There's been two kinds of posts this year, posts about books and posts about mortality. No foolin', it's been quite a year. Ian, Hanna and I lost our dads to cancer, Will had a hair-raising case of snakeyguts, and I'm sure Carter and Jeremy are looking up as they walk for a random falling piano. When these things happen, there's a natural urge to correlate bad events; that's just human nature.

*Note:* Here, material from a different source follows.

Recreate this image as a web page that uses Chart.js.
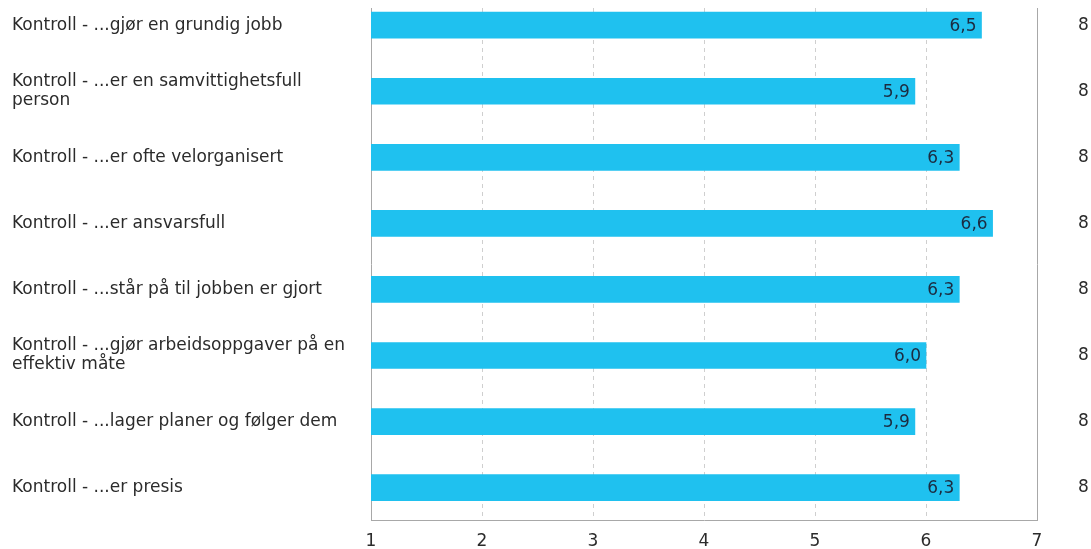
<!DOCTYPE html>
<html>
<head>
<meta charset="utf-8">
<script src="https://cdn.jsdelivr.net/npm/chart.js@4/dist/chart.umd.min.js"></script>
<style>
html,body{margin:0;padding:0;background:#fff;overflow:hidden;}
#wrap{position:absolute;left:0;top:0;width:1091px;height:549px;}
</style>
</head>
<body>
<div id="wrap"><canvas id="c" width="1091" height="549"></canvas></div>
<script>
const categories = [
  ["Kontroll - ...gjør en grundig jobb"],
  ["Kontroll - ...er en samvittighetsfull", "person"],
  ["Kontroll - ...er ofte velorganisert"],
  ["Kontroll - ...er ansvarsfull"],
  ["Kontroll - ...står på til jobben er gjort"],
  ["Kontroll - ...gjør arbeidsoppgaver på en", "effektiv måte"],
  ["Kontroll - ...lager planer og følger dem"],
  ["Kontroll - ...er presis"]
];
const values = [6.5, 5.9, 6.3, 6.6, 6.3, 6.0, 5.9, 6.3];
const counts = ["8", "8", "8", "8", "8", "8", "8", "8"];
const xTicks = [1, 2, 3, 4, 5, 6, 7];

const FONT = "'DejaVu Sans', Verdana, sans-serif";
const fmt = v => v.toFixed(1).replace('.', ',');

const valueLabels = {
  id: 'valueLabels',
  afterDatasetsDraw(chart) {
    const ctx = chart.ctx;
    const meta = chart.getDatasetMeta(0);
    ctx.save();
    ctx.font = "17px " + FONT;
    ctx.fillStyle = '#1c2b40';
    ctx.textAlign = 'right';
    ctx.textBaseline = 'middle';
    meta.data.forEach((el, i) => {
      ctx.fillText(fmt(values[i]), el.x - 5, el.y + 1);
    });
    ctx.restore();
  }
};

const yRange = { min: -0.26, max: 7.49 };
const noPad = s => { s.paddingTop = 0; s.paddingBottom = 0; s.paddingLeft = 0; s.paddingRight = 0; };
const rowTicks = s => { s.ticks = categories.map((_, i) => ({ value: i })); };

new Chart(document.getElementById('c'), {
  type: 'bar',
  data: {
    datasets: [{
      data: values.map((v, i) => ({ x: v, y: i })),
      backgroundColor: '#1fc1ef',
      borderWidth: 0,
      barThickness: 26,
      yAxisID: 'y'
    }]
  },
  options: {
    indexAxis: 'y',
    responsive: false,
    animation: false,
    events: [],
    layout: { padding: { left: 12, top: 8, right: 0, bottom: 0 } },
    plugins: { legend: { display: false }, tooltip: { enabled: false } },
    scales: {
      x: {
        type: 'linear',
        bounds: 'data',
        offset: false,
        min: xTicks[0],
        max: xTicks[xTicks.length - 1],
        afterBuildTicks: s => { s.ticks = xTicks.map(v => ({ value: v })); },
        afterFit: s => { s.height = 29; noPad(s); },
        ticks: {
          font: { family: FONT, size: 17 },
          color: '#2b2b2b',
          padding: 11
        },
        grid: {
          drawTicks: false,
          offset: false,
          color: c => (c.tick && (c.tick.value === 1 || c.tick.value === 7)) ? 'rgba(0,0,0,0)' : '#cfcfcf',
          lineWidth: 1
        },
        border: { display: true, color: '#a8a8a8', width: 1, dash: [4, 4] }
      },
      y: {
        type: 'linear',
        bounds: 'data',
        offset: false,
        position: 'left',
        reverse: true,
        min: yRange.min,
        max: yRange.max,
        afterBuildTicks: rowTicks,
        afterFit: s => { s.width = 359; noPad(s); },
        ticks: {
          autoSkip: false,
          crossAlign: 'far',
          padding: 0,
          font: { family: FONT, size: 17, lineHeight: 1.12 },
          color: '#2b2b2b',
          callback: v => categories[v] || ''
        },
        grid: { display: false, drawTicks: false, offset: false },
        border: { display: true, color: '#a8a8a8', width: 1 }
      },
      y2: {
        type: 'linear',
        bounds: 'data',
        offset: false,
        position: 'right',
        reverse: true,
        min: yRange.min,
        max: yRange.max,
        afterBuildTicks: rowTicks,
        afterFit: s => { s.width = 54; noPad(s); },
        ticks: {
          autoSkip: false,
          padding: 41,
          font: { family: FONT, size: 17 },
          color: '#2b2b2b',
          callback: v => counts[v] || ''
        },
        grid: { display: false, drawTicks: false, offset: false },
        border: { display: true, color: '#a8a8a8', width: 1 }
      }
    }
  },
  plugins: [valueLabels]
});
</script>
</body>
</html>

But things are calming down again. We all catch ourselves forgetting about our passed loved ones for a moment, letting context shake us out of it when we decide to tell Dad about something that happened. For John Bennett, my father in law, it's mashed potatoes that take me out of the reality of a world without him. John was always in pursuit of the perfect mashed potato. I've seen him sit down at a restaurant in Mt. Pleasant, Iowa and order only the side of mashed potatoes, testing each bite. We talked quite a bit about texture, taste, do you add sour cream to yours, chicken or beef gravy, all the dimensions. After that day we spoke variously about mashed potatoes, and I never fail to think of John when I sit down and find a pile of them in front of me. I suspect I will never eat them as John Thomas ever again--I will always wonder what John Bennett would say about them.
So many things make me think of my own dad that I find myself immersing in them. I watched DEADWOOD again (Dad's quickcritic quote: "The best Western anything ever."); I sit in the chair where he worked out his post-chemo shivers; I go back and vet the massive family tree I put together at his request. And I expect I'll keep doing those things.
Will has an arc of little laparoscopic scars that still itch a bit, and we were all relieved when he was back to relieving himself in a solid and cogent manner. After all the digestive concerns Dad had before, I have lost all shame in talking about pooping. It's not unlike talking about mashed potatoes, really. Will and I even went to Des Moines the weekend after he got out of the hospital; I got to drive so he could sit comfortably, and talk turned to scary stories. We spun plots about a story that will turn the idea of an energy crisis into something a bit more fantastic and immediate. Over that weekend Carter and I laid out what media we would use in each section of MAN IS VOX 3. We even moved the script around a bit, pumped it up. It was the most normal I'd felt all year. If I could do all of that while Hanna was giving me a big hug, I'd never leave.
Carter's doing well, Jeremy's back problems are behind him (ha ha), Ian is pumping out an incredible amount of pages on his new book, heck I even got a reasonably-priced large-format scanner that works like a charm. 2008 will go down as what football teams call a rebuilding year for us. I say that, but of course Carter already has an art book and a new full color 252Z adventure (both available via our
online store). You can't stop the mighty Carter.
This stuff feeds into our art; you'll read about all this stuff again.